To be done - Show all lines holding the string "this".

Extracted data -
= = = =
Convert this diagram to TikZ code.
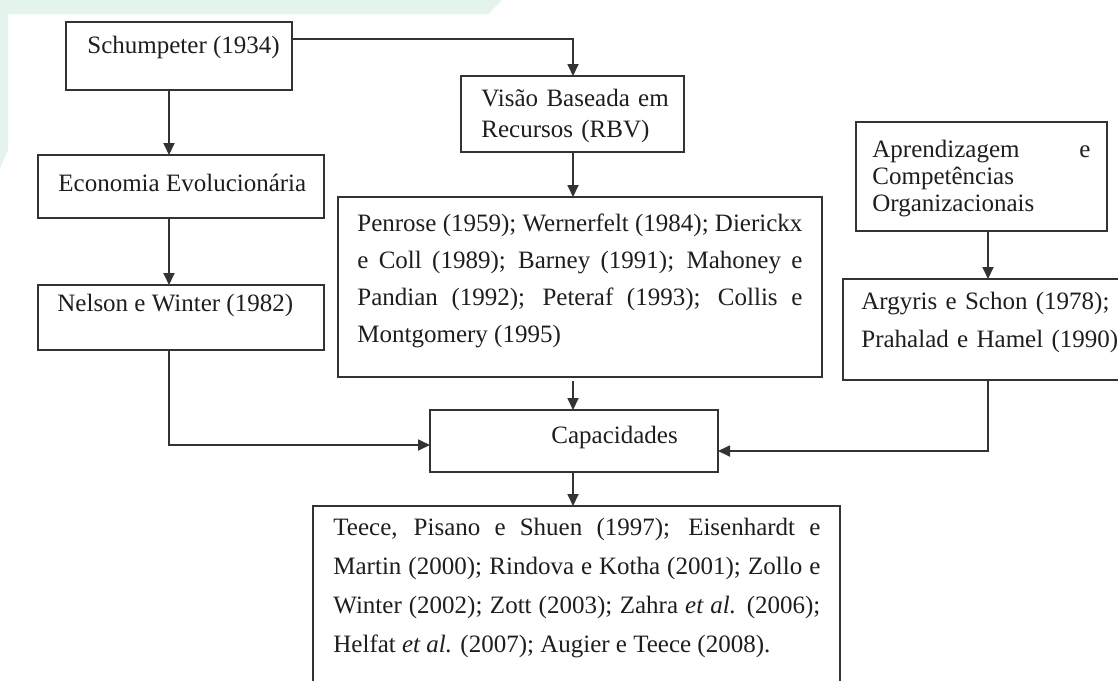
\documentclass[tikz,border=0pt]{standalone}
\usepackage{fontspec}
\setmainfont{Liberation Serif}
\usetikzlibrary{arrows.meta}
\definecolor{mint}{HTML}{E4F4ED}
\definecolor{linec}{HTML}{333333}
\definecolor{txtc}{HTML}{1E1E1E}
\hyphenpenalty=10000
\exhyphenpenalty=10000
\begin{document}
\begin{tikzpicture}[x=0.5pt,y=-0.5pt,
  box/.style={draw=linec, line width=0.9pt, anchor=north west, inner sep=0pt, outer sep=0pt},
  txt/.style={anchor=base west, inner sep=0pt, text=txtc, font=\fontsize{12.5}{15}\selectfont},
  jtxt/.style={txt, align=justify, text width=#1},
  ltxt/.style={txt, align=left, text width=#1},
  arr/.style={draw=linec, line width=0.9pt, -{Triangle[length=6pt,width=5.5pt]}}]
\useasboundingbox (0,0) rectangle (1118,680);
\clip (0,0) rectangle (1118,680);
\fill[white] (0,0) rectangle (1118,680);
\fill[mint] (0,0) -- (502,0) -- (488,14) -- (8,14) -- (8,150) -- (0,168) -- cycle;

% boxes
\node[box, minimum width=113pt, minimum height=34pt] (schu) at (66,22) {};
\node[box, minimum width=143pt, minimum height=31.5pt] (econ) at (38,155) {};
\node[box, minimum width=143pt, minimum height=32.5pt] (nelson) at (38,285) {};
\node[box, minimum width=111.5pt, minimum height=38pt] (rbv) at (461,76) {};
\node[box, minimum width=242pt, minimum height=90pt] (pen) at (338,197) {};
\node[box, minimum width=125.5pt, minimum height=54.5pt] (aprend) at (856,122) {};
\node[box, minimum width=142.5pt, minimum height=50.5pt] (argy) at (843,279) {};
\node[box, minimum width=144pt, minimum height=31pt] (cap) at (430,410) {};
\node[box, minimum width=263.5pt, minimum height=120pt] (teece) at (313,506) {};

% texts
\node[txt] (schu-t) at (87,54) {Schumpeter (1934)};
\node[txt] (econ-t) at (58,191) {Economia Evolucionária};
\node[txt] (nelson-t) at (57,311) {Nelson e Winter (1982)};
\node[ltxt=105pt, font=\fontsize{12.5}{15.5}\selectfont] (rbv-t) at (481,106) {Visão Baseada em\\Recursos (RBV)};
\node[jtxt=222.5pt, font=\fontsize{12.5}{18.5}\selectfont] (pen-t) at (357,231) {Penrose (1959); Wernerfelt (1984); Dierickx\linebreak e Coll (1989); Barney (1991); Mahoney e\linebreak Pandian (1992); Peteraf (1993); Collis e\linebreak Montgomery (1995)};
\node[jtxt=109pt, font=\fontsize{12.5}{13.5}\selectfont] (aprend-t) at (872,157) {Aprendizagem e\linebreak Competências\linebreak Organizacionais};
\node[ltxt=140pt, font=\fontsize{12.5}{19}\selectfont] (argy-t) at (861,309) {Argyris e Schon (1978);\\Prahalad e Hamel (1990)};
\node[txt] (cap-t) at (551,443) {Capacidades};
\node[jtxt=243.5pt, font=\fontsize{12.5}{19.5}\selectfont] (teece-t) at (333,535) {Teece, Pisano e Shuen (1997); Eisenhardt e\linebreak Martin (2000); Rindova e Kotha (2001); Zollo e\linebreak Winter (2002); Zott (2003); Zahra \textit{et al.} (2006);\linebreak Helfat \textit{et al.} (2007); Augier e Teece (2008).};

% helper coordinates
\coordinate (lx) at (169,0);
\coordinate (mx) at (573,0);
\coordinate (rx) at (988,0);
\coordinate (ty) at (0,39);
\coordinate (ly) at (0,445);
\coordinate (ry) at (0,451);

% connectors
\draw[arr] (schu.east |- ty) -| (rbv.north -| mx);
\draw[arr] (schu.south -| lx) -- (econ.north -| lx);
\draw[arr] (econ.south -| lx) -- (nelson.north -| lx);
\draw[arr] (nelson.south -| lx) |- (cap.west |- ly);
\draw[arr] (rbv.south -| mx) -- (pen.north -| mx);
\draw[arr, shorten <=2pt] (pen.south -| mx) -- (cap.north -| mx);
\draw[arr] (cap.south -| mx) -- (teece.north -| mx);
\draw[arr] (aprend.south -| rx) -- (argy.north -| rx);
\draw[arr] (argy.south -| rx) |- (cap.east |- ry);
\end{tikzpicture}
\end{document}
= = = =
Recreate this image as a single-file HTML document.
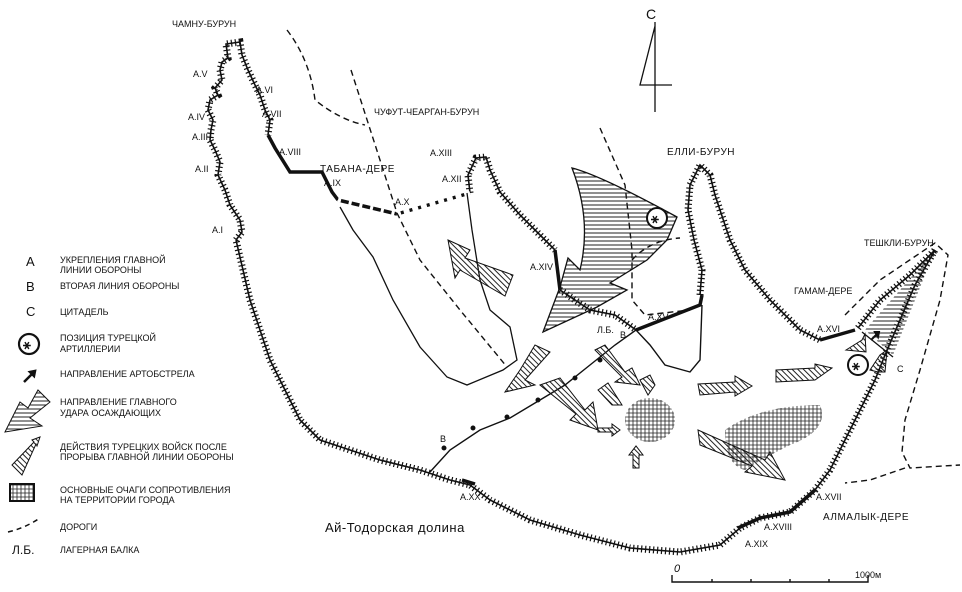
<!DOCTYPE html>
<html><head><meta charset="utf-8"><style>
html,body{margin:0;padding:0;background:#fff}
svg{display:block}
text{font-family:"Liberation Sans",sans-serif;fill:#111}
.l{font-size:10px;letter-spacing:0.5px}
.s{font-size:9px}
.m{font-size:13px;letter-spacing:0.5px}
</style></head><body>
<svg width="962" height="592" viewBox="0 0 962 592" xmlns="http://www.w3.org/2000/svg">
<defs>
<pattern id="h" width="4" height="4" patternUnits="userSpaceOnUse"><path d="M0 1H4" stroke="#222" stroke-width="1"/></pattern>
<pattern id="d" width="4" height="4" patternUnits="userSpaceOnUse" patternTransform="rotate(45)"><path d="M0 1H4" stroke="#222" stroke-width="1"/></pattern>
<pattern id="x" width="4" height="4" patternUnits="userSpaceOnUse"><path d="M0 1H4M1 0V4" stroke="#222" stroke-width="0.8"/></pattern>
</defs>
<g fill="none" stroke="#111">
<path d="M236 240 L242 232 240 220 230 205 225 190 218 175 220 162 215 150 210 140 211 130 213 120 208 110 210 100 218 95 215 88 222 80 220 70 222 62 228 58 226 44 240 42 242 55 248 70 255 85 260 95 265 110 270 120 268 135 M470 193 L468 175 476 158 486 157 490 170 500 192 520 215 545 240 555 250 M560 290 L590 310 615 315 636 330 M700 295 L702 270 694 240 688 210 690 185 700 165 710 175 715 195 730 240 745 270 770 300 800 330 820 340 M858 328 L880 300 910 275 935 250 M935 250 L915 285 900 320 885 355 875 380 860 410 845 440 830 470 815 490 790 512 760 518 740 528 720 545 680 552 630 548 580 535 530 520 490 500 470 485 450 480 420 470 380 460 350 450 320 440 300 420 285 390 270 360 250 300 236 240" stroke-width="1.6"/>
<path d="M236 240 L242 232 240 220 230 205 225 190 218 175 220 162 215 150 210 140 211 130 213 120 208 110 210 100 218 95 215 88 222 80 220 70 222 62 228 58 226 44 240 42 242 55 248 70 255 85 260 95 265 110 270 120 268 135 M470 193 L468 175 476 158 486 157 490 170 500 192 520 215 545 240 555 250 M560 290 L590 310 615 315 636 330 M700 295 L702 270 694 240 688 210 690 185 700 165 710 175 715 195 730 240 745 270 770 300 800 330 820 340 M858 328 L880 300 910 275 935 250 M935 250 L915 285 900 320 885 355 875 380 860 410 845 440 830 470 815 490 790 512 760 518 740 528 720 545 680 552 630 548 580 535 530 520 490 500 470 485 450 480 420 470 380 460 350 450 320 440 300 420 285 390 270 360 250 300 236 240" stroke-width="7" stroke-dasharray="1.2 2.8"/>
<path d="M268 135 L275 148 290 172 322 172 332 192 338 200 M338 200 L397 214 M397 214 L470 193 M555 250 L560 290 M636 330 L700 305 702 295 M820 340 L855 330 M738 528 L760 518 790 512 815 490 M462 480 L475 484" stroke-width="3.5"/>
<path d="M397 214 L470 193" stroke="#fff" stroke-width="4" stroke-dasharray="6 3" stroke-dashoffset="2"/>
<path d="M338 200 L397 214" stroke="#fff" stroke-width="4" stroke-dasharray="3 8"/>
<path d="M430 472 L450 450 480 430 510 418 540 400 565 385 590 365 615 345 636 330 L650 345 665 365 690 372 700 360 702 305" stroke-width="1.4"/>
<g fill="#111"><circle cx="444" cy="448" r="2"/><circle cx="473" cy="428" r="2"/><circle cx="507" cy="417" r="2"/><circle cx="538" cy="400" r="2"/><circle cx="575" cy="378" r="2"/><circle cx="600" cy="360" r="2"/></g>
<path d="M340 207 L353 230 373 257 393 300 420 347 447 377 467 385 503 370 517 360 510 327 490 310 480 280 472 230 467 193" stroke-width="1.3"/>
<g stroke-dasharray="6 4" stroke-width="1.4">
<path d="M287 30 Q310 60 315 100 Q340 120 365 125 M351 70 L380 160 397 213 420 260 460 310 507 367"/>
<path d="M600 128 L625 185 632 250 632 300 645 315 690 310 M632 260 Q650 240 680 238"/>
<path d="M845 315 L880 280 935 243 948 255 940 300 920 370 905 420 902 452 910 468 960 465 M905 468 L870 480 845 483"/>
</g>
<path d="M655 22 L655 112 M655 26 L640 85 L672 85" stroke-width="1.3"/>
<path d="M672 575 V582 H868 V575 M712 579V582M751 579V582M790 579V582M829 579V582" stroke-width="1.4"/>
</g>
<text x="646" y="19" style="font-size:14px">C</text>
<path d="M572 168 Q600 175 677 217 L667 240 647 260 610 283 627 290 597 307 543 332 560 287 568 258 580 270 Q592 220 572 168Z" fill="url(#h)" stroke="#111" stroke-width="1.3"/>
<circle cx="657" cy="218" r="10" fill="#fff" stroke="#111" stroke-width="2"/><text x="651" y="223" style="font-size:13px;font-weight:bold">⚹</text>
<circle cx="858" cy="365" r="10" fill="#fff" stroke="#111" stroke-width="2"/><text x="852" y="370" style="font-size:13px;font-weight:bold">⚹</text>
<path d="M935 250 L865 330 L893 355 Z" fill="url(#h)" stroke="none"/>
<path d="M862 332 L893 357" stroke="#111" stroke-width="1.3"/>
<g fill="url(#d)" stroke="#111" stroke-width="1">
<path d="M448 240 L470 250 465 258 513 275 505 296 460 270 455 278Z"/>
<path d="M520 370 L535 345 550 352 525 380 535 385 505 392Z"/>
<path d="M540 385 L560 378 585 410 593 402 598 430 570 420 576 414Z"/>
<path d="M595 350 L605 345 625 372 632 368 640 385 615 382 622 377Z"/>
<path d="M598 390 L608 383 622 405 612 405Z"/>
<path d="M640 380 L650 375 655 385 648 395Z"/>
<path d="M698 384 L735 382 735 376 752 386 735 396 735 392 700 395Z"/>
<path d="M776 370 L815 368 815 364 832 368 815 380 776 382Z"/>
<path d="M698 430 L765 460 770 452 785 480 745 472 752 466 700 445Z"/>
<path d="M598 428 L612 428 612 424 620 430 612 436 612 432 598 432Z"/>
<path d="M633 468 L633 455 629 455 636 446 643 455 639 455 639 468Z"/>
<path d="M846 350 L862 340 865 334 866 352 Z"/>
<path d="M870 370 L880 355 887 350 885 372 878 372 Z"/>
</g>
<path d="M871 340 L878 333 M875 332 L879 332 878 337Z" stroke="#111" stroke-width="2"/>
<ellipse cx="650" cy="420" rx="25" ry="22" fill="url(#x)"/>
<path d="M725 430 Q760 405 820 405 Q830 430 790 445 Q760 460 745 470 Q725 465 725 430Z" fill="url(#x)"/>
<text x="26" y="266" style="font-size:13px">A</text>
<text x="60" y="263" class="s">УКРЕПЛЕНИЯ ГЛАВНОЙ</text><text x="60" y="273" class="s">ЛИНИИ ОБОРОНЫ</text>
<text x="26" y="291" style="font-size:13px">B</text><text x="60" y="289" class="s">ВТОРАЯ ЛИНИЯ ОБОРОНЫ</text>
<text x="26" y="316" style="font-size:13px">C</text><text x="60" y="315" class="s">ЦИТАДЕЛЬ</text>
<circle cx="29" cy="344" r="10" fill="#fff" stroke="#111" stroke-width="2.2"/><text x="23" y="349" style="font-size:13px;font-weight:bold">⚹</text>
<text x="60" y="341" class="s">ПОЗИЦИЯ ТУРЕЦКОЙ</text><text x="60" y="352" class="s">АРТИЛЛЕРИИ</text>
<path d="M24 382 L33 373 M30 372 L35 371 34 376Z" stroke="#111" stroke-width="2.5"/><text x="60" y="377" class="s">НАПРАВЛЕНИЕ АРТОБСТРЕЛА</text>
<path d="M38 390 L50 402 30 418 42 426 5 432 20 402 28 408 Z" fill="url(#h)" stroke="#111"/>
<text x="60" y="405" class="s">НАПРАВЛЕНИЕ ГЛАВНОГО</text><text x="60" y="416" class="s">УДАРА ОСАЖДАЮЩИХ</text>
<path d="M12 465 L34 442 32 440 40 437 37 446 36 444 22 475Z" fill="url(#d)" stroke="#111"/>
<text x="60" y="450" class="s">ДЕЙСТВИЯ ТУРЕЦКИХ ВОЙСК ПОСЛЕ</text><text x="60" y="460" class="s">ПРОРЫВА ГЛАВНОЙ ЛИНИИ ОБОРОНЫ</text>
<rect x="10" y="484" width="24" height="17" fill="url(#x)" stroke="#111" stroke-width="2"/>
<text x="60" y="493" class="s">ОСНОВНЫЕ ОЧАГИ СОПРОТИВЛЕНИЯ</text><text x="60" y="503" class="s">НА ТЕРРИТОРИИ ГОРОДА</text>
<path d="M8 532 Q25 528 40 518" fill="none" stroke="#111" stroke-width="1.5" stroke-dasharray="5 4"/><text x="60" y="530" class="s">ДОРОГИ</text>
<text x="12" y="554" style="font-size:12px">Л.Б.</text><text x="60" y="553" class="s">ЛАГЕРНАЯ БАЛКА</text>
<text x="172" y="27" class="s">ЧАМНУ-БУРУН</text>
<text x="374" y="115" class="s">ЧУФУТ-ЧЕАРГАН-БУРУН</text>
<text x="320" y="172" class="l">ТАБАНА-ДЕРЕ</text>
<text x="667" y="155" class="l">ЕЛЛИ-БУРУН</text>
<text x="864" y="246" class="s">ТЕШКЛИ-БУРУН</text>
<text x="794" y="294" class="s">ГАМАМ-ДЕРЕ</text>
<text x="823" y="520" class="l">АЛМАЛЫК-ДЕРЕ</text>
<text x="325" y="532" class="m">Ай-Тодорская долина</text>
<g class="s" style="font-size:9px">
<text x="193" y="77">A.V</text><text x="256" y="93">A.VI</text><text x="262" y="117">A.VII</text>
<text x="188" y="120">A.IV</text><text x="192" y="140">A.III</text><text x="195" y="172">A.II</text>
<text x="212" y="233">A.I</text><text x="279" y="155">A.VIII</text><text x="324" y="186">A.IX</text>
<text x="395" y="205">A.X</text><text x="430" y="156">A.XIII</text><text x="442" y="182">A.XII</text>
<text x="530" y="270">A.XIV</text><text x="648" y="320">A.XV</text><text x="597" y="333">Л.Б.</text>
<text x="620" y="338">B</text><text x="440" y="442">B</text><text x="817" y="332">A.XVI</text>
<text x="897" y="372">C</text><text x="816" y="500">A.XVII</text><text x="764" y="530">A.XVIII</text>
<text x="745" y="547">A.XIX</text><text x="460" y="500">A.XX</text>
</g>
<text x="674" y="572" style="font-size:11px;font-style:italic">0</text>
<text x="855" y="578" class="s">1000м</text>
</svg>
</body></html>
= = = =
Exercise result -
Convert this diagram to TikZ code.
Recreate this image as a single-file HTML document.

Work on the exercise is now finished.